| INSTRUCTIONS TO FOLLOW |
Leaving out every picture, quote the data below exactly as it appears.

| DATASET SECTION |
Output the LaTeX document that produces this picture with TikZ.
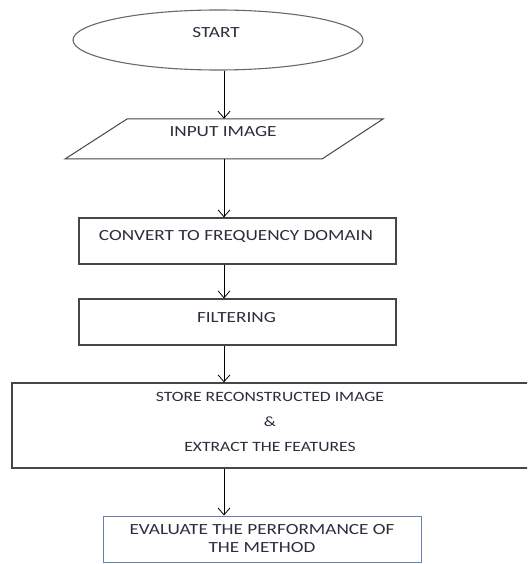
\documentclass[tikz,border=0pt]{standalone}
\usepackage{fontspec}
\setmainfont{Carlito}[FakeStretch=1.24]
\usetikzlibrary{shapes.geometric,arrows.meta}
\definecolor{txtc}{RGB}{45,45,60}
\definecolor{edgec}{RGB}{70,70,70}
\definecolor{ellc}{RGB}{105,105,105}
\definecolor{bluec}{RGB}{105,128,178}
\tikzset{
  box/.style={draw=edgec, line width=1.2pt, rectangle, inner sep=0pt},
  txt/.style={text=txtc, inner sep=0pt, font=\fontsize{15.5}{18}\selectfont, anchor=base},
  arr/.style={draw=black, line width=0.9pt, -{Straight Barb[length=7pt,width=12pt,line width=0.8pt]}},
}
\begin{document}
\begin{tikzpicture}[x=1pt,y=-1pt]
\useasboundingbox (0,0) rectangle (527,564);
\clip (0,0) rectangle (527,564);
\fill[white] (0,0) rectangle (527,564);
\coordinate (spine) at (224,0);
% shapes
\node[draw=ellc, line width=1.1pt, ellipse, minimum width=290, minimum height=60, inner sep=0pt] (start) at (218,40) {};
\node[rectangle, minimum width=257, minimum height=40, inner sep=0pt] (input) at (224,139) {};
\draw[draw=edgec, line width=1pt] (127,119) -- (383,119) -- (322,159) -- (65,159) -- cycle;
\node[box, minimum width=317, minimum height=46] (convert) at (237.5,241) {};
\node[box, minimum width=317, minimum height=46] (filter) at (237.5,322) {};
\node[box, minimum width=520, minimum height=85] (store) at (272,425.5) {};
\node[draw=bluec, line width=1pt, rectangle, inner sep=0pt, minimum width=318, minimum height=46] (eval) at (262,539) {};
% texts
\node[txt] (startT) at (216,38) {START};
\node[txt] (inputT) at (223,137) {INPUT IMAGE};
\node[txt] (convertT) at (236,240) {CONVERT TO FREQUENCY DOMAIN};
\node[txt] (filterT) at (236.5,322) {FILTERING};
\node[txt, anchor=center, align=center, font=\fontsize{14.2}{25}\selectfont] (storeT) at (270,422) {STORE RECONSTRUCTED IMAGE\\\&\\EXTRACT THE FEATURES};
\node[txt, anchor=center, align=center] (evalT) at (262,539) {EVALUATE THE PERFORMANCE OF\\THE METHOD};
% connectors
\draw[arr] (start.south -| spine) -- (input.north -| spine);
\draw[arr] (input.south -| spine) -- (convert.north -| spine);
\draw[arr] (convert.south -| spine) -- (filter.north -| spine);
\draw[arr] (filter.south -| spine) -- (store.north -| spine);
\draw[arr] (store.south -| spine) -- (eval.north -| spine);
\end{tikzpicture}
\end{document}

| ANSWER TO THE TASK |
Output the LaTeX document that produces this picture with TikZ.
\documentclass[tikz,border=0pt]{standalone}
\usepackage{fontspec}
\setmainfont{Carlito}[FakeStretch=1.24]
\usetikzlibrary{shapes.geometric,arrows.meta}
\definecolor{txtc}{RGB}{45,45,60}
\definecolor{edgec}{RGB}{70,70,70}
\definecolor{ellc}{RGB}{105,105,105}
\definecolor{bluec}{RGB}{105,128,178}
\tikzset{
  box/.style={draw=edgec, line width=1.2pt, rectangle, inner sep=0pt},
  txt/.style={text=txtc, inner sep=0pt, font=\fontsize{15.5}{18}\selectfont, anchor=base},
  arr/.style={draw=black, line width=0.9pt, -{Straight Barb[length=7pt,width=12pt,line width=0.8pt]}},
}
\begin{document}
\begin{tikzpicture}[x=1pt,y=-1pt]
\useasboundingbox (0,0) rectangle (527,564);
\clip (0,0) rectangle (527,564);
\fill[white] (0,0) rectangle (527,564);
\coordinate (spine) at (224,0);
% shapes
\node[draw=ellc, line width=1.1pt, ellipse, minimum width=290, minimum height=60, inner sep=0pt] (start) at (218,40) {};
\node[rectangle, minimum width=257, minimum height=40, inner sep=0pt] (input) at (224,139) {};
\draw[draw=edgec, line width=1pt] (127,119) -- (383,119) -- (322,159) -- (65,159) -- cycle;
\node[box, minimum width=317, minimum height=46] (convert) at (237.5,241) {};
\node[box, minimum width=317, minimum height=46] (filter) at (237.5,322) {};
\node[box, minimum width=520, minimum height=85] (store) at (272,425.5) {};
\node[draw=bluec, line width=1pt, rectangle, inner sep=0pt, minimum width=318, minimum height=46] (eval) at (262,539) {};
% texts
\node[txt] (startT) at (216,38) {START};
\node[txt] (inputT) at (223,137) {INPUT IMAGE};
\node[txt] (convertT) at (236,240) {CONVERT TO FREQUENCY DOMAIN};
\node[txt] (filterT) at (236.5,322) {FILTERING};
\node[txt, anchor=center, align=center, font=\fontsize{14.2}{25}\selectfont] (storeT) at (270,422) {STORE RECONSTRUCTED IMAGE\\\&\\EXTRACT THE FEATURES};
\node[txt, anchor=center, align=center] (evalT) at (262,539) {EVALUATE THE PERFORMANCE OF\\THE METHOD};
% connectors
\draw[arr] (start.south -| spine) -- (input.north -| spine);
\draw[arr] (input.south -| spine) -- (convert.north -| spine);
\draw[arr] (convert.south -| spine) -- (filter.north -| spine);
\draw[arr] (filter.south -| spine) -- (store.north -| spine);
\draw[arr] (store.south -| spine) -- (eval.north -| spine);
\end{tikzpicture}
\end{document}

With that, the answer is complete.